(Exercise brief): Across all the lines below, how many contain the string "chart"? Please reply with the number only.

(Supplied material):
--- start ---

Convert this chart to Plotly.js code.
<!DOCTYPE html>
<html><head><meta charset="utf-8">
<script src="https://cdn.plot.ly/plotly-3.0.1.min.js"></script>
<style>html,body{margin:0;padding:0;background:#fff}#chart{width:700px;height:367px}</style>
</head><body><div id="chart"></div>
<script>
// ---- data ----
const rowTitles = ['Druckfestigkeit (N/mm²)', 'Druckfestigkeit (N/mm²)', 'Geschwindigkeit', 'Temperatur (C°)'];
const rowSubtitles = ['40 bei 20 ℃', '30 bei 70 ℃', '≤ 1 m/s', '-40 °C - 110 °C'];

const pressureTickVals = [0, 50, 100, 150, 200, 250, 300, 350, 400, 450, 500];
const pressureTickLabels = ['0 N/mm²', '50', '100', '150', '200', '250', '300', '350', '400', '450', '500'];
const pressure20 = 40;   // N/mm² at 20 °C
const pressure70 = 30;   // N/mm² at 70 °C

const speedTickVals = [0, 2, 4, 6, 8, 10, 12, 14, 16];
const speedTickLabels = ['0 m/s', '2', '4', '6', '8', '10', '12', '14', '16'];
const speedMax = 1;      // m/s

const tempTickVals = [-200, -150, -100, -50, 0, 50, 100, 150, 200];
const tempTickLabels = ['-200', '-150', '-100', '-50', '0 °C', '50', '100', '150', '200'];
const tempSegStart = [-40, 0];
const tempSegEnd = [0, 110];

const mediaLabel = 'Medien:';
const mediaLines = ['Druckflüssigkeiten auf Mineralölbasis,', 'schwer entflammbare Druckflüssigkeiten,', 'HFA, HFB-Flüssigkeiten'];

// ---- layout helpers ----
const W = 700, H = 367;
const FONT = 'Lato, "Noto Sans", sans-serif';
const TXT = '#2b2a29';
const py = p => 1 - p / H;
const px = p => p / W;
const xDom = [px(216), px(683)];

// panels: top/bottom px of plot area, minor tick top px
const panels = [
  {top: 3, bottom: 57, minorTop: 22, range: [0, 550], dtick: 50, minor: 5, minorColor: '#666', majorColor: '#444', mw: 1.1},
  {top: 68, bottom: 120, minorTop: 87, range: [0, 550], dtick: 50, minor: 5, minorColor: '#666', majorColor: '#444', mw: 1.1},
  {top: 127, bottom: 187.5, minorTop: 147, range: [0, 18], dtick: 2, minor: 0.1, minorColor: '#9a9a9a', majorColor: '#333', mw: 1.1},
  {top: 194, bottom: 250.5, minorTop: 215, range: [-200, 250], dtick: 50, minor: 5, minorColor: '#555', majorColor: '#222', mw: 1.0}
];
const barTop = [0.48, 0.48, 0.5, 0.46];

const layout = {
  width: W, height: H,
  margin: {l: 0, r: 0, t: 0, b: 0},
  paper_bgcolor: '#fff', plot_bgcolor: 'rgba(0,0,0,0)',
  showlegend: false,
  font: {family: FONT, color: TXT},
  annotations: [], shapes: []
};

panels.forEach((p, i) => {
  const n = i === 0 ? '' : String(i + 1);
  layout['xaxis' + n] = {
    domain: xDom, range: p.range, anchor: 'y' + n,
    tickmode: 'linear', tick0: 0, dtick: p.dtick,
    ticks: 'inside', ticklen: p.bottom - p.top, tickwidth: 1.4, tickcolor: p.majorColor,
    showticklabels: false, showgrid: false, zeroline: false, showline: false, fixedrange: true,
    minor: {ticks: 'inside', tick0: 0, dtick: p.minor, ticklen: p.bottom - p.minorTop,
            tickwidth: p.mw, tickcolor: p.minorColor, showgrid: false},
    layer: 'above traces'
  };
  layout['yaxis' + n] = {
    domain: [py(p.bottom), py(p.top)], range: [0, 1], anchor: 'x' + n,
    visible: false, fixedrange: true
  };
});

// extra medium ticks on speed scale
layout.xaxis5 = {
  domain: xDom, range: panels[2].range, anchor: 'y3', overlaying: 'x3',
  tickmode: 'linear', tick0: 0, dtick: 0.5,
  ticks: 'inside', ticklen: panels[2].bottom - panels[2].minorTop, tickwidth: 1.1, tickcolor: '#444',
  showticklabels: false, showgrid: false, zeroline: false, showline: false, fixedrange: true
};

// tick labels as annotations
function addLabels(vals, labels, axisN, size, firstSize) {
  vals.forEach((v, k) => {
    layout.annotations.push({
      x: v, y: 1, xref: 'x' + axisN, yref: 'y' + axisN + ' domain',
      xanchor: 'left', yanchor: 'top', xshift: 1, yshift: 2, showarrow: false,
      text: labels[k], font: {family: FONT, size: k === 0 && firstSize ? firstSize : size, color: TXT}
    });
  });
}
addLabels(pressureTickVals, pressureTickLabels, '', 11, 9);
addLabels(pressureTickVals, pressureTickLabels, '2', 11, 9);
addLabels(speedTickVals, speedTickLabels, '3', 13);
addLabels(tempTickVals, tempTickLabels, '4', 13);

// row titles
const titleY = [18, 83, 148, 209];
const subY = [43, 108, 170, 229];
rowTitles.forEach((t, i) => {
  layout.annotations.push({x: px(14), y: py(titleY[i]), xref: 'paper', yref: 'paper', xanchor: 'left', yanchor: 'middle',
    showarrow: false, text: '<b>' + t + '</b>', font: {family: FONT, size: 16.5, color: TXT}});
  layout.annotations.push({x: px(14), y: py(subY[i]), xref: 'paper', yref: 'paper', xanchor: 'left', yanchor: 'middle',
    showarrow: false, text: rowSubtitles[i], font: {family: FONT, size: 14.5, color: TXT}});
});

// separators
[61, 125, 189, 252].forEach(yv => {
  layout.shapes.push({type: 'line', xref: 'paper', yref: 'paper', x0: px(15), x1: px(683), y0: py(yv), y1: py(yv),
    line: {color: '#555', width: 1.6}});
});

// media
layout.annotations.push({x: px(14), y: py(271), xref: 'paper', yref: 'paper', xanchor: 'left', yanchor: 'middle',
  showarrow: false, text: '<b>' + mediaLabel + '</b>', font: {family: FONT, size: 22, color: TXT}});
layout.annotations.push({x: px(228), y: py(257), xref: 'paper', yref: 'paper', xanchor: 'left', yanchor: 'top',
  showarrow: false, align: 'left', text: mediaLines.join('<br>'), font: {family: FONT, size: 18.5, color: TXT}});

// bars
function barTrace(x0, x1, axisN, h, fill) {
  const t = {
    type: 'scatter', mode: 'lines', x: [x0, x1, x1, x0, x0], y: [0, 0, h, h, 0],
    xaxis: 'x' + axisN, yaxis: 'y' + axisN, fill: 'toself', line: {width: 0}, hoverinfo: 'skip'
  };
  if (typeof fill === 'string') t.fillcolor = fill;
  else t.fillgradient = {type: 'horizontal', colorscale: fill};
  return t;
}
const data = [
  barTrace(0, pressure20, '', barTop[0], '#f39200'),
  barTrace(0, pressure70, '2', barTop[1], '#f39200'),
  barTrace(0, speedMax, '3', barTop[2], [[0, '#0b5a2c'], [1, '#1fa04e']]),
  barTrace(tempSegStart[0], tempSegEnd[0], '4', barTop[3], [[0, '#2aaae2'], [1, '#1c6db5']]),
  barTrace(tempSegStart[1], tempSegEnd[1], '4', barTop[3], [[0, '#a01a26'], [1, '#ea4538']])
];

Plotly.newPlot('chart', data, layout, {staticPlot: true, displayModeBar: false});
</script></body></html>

--- end ---
--- start ---

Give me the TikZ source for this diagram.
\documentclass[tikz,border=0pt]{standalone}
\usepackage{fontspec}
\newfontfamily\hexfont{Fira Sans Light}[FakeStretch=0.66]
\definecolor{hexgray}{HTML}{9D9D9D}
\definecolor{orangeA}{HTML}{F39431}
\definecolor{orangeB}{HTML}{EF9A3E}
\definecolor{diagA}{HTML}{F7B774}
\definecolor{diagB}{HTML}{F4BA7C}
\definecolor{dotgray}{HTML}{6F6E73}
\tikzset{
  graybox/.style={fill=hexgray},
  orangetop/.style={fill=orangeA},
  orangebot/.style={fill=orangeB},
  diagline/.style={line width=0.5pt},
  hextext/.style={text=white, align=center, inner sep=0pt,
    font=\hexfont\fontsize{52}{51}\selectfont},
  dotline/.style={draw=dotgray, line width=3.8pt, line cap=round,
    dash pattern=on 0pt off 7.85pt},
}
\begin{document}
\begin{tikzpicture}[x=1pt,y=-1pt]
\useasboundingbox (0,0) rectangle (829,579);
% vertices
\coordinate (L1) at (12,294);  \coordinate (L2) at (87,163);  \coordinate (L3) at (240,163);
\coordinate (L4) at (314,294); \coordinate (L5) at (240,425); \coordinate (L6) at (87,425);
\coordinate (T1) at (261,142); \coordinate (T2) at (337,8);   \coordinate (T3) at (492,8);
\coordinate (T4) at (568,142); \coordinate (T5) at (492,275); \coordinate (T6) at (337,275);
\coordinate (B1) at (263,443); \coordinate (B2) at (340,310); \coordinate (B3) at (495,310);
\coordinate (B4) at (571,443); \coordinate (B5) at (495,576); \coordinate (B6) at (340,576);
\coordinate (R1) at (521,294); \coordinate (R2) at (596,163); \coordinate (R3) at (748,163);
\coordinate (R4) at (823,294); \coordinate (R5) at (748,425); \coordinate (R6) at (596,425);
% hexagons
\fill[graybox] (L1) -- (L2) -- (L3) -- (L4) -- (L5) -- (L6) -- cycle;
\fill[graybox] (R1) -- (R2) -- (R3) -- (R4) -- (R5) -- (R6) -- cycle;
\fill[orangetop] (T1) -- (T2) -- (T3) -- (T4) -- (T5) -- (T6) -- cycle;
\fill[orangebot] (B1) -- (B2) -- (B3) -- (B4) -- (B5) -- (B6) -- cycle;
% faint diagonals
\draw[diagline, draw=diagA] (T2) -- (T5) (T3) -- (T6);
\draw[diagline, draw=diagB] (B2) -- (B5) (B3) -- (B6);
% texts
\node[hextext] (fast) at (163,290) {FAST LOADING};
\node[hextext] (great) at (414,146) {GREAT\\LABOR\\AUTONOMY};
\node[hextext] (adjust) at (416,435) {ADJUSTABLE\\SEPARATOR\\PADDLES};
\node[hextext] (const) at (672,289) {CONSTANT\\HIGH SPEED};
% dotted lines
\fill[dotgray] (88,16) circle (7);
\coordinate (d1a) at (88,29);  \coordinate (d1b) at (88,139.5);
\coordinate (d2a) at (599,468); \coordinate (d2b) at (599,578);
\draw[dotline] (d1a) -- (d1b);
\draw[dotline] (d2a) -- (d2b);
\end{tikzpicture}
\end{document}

--- end ---

(Complete answer): 4